■ **Task details**:
Skip the pictures. Set down, word for word, the lines from the start of the material up to and including the line with "import plotly.graph_objects as go".
* START *
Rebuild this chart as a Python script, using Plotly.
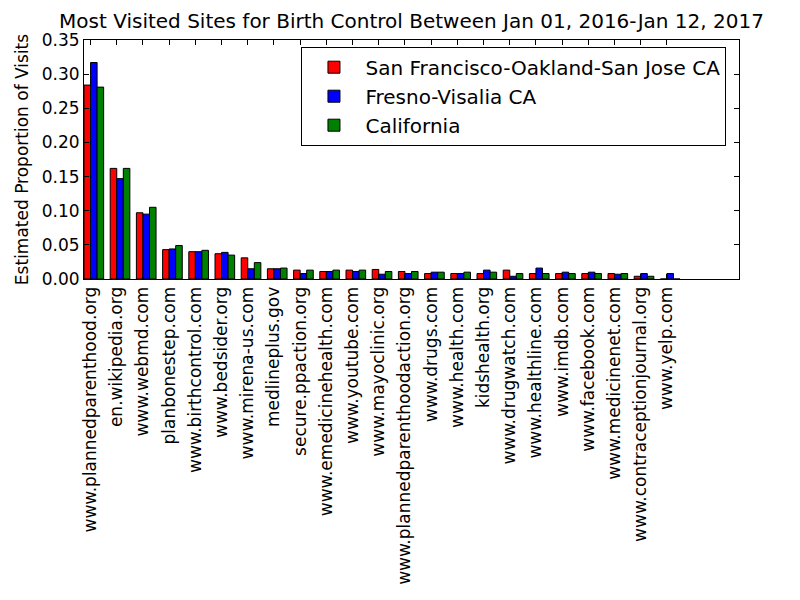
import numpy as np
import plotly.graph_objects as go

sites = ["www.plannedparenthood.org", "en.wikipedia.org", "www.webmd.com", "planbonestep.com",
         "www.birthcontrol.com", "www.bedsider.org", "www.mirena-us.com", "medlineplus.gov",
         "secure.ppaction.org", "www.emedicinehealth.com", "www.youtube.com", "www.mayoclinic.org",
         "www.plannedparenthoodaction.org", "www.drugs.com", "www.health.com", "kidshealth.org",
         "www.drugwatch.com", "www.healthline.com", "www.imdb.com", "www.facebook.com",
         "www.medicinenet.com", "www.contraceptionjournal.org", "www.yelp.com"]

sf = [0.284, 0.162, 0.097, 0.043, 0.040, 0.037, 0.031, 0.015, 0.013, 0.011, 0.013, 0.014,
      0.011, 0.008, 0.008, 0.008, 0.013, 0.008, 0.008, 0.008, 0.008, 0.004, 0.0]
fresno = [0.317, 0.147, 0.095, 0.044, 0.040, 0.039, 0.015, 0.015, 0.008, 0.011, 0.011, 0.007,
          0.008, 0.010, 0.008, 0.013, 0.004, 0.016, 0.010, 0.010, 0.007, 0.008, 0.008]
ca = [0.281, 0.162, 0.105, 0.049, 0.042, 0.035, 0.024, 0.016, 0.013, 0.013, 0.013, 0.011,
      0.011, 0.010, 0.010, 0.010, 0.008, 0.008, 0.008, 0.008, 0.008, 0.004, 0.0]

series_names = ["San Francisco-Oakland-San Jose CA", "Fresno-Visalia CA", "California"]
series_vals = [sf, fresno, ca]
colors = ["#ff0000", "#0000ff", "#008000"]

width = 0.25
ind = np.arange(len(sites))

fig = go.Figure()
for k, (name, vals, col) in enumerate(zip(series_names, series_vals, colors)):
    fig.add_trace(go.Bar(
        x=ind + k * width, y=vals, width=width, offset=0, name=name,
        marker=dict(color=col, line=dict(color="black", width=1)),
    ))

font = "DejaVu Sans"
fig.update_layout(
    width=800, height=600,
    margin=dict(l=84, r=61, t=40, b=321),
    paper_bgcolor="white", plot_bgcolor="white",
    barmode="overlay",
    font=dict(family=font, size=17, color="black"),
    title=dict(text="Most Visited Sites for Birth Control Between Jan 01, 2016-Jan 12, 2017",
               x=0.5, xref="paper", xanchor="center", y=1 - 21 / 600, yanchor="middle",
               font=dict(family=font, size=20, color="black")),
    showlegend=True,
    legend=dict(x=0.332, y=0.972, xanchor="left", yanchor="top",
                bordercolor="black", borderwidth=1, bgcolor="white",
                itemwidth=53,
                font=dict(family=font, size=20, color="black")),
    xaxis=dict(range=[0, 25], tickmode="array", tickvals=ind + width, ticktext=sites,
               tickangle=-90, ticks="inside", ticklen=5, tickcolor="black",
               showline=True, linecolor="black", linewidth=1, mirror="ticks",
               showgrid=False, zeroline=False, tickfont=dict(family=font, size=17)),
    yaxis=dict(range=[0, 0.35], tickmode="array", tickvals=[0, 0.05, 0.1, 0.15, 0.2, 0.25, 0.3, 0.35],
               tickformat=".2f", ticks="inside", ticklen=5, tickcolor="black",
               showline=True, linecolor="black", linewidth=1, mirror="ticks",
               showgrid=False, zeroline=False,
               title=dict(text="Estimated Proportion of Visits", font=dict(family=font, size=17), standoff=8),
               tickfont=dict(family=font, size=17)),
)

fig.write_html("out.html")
* END *
■ **Solution for this task**:
Rebuild this chart as a Python script, using Plotly.
import numpy as np
import plotly.graph_objects as go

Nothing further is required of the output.